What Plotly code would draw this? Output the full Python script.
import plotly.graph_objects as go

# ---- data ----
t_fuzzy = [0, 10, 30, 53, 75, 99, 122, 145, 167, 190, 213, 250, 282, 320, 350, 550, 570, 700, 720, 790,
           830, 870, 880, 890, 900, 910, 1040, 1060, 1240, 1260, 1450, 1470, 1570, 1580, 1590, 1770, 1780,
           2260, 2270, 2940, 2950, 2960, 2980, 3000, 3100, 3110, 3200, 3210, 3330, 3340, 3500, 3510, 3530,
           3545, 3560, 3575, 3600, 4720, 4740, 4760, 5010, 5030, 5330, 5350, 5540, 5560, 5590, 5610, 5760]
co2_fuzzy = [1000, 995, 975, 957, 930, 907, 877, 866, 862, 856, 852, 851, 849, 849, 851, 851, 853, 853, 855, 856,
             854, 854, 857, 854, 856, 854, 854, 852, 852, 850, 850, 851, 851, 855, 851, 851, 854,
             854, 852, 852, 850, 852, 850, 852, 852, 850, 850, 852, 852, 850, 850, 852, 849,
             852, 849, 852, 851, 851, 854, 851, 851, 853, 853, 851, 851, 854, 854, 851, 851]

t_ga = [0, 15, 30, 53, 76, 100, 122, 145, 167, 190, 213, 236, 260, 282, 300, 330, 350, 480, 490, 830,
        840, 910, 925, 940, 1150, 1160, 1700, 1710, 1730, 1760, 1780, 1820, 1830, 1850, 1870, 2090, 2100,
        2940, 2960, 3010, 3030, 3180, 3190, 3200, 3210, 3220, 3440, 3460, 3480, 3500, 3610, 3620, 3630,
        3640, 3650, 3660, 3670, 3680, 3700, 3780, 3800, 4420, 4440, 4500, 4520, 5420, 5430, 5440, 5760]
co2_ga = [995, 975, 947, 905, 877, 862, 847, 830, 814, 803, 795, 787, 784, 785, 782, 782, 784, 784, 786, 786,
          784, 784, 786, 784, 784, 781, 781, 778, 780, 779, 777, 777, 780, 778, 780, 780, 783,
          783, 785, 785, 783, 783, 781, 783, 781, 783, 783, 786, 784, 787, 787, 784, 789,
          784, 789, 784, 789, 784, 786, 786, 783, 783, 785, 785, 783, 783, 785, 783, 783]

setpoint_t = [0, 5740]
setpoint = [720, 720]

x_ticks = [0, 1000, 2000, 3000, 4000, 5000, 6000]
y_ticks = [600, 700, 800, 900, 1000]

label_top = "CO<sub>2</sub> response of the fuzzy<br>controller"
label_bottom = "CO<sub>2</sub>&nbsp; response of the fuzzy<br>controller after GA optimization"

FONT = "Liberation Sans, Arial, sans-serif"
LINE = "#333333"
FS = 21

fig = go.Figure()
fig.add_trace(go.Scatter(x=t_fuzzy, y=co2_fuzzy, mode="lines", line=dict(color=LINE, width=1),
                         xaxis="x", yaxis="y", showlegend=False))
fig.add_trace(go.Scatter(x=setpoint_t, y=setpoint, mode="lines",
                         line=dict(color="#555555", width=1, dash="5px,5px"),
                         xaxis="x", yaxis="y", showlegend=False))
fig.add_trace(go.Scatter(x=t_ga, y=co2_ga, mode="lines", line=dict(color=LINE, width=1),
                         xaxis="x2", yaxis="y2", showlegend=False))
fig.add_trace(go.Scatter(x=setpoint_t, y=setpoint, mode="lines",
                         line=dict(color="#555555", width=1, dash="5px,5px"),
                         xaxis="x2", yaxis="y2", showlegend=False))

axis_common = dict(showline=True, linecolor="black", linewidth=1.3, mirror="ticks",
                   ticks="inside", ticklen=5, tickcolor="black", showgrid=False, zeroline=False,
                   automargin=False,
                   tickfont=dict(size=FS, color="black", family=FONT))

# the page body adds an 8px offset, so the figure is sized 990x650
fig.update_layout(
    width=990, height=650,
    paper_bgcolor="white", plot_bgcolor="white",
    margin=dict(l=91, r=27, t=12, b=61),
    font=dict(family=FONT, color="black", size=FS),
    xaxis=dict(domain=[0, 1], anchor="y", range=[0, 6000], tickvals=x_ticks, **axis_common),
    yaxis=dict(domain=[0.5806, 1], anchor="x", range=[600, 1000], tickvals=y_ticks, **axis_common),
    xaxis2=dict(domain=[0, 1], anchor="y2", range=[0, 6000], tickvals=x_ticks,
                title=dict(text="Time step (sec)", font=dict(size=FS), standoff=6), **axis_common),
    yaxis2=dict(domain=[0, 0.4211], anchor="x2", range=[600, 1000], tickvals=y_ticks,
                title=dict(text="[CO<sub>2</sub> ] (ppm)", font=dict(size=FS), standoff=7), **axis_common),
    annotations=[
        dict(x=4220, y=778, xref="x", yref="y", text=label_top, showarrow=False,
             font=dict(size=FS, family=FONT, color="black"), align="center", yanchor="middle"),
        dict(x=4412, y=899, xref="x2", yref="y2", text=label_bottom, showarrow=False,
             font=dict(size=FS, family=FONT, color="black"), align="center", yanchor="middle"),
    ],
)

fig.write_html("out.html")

_What is required_. Reproduce the data in its entirety, matching each character.

_Task answer_.
What Plotly code would draw this? Output the full Python script.
import plotly.graph_objects as go

# ---- data ----
t_fuzzy = [0, 10, 30, 53, 75, 99, 122, 145, 167, 190, 213, 250, 282, 320, 350, 550, 570, 700, 720, 790,
           830, 870, 880, 890, 900, 910, 1040, 1060, 1240, 1260, 1450, 1470, 1570, 1580, 1590, 1770, 1780,
           2260, 2270, 2940, 2950, 2960, 2980, 3000, 3100, 3110, 3200, 3210, 3330, 3340, 3500, 3510, 3530,
           3545, 3560, 3575, 3600, 4720, 4740, 4760, 5010, 5030, 5330, 5350, 5540, 5560, 5590, 5610, 5760]
co2_fuzzy = [1000, 995, 975, 957, 930, 907, 877, 866, 862, 856, 852, 851, 849, 849, 851, 851, 853, 853, 855, 856,
             854, 854, 857, 854, 856, 854, 854, 852, 852, 850, 850, 851, 851, 855, 851, 851, 854,
             854, 852, 852, 850, 852, 850, 852, 852, 850, 850, 852, 852, 850, 850, 852, 849,
             852, 849, 852, 851, 851, 854, 851, 851, 853, 853, 851, 851, 854, 854, 851, 851]

t_ga = [0, 15, 30, 53, 76, 100, 122, 145, 167, 190, 213, 236, 260, 282, 300, 330, 350, 480, 490, 830,
        840, 910, 925, 940, 1150, 1160, 1700, 1710, 1730, 1760, 1780, 1820, 1830, 1850, 1870, 2090, 2100,
        2940, 2960, 3010, 3030, 3180, 3190, 3200, 3210, 3220, 3440, 3460, 3480, 3500, 3610, 3620, 3630,
        3640, 3650, 3660, 3670, 3680, 3700, 3780, 3800, 4420, 4440, 4500, 4520, 5420, 5430, 5440, 5760]
co2_ga = [995, 975, 947, 905, 877, 862, 847, 830, 814, 803, 795, 787, 784, 785, 782, 782, 784, 784, 786, 786,
          784, 784, 786, 784, 784, 781, 781, 778, 780, 779, 777, 777, 780, 778, 780, 780, 783,
          783, 785, 785, 783, 783, 781, 783, 781, 783, 783, 786, 784, 787, 787, 784, 789,
          784, 789, 784, 789, 784, 786, 786, 783, 783, 785, 785, 783, 783, 785, 783, 783]

setpoint_t = [0, 5740]
setpoint = [720, 720]

x_ticks = [0, 1000, 2000, 3000, 4000, 5000, 6000]
y_ticks = [600, 700, 800, 900, 1000]

label_top = "CO<sub>2</sub> response of the fuzzy<br>controller"
label_bottom = "CO<sub>2</sub>&nbsp; response of the fuzzy<br>controller after GA optimization"

FONT = "Liberation Sans, Arial, sans-serif"
LINE = "#333333"
FS = 21

fig = go.Figure()
fig.add_trace(go.Scatter(x=t_fuzzy, y=co2_fuzzy, mode="lines", line=dict(color=LINE, width=1),
                         xaxis="x", yaxis="y", showlegend=False))
fig.add_trace(go.Scatter(x=setpoint_t, y=setpoint, mode="lines",
                         line=dict(color="#555555", width=1, dash="5px,5px"),
                         xaxis="x", yaxis="y", showlegend=False))
fig.add_trace(go.Scatter(x=t_ga, y=co2_ga, mode="lines", line=dict(color=LINE, width=1),
                         xaxis="x2", yaxis="y2", showlegend=False))
fig.add_trace(go.Scatter(x=setpoint_t, y=setpoint, mode="lines",
                         line=dict(color="#555555", width=1, dash="5px,5px"),
                         xaxis="x2", yaxis="y2", showlegend=False))

axis_common = dict(showline=True, linecolor="black", linewidth=1.3, mirror="ticks",
                   ticks="inside", ticklen=5, tickcolor="black", showgrid=False, zeroline=False,
                   automargin=False,
                   tickfont=dict(size=FS, color="black", family=FONT))

# the page body adds an 8px offset, so the figure is sized 990x650
fig.update_layout(
    width=990, height=650,
    paper_bgcolor="white", plot_bgcolor="white",
    margin=dict(l=91, r=27, t=12, b=61),
    font=dict(family=FONT, color="black", size=FS),
    xaxis=dict(domain=[0, 1], anchor="y", range=[0, 6000], tickvals=x_ticks, **axis_common),
    yaxis=dict(domain=[0.5806, 1], anchor="x", range=[600, 1000], tickvals=y_ticks, **axis_common),
    xaxis2=dict(domain=[0, 1], anchor="y2", range=[0, 6000], tickvals=x_ticks,
                title=dict(text="Time step (sec)", font=dict(size=FS), standoff=6), **axis_common),
    yaxis2=dict(domain=[0, 0.4211], anchor="x2", range=[600, 1000], tickvals=y_ticks,
                title=dict(text="[CO<sub>2</sub> ] (ppm)", font=dict(size=FS), standoff=7), **axis_common),
    annotations=[
        dict(x=4220, y=778, xref="x", yref="y", text=label_top, showarrow=False,
             font=dict(size=FS, family=FONT, color="black"), align="center", yanchor="middle"),
        dict(x=4412, y=899, xref="x2", yref="y2", text=label_bottom, showarrow=False,
             font=dict(size=FS, family=FONT, color="black"), align="center", yanchor="middle"),
    ],
)

fig.write_html("out.html")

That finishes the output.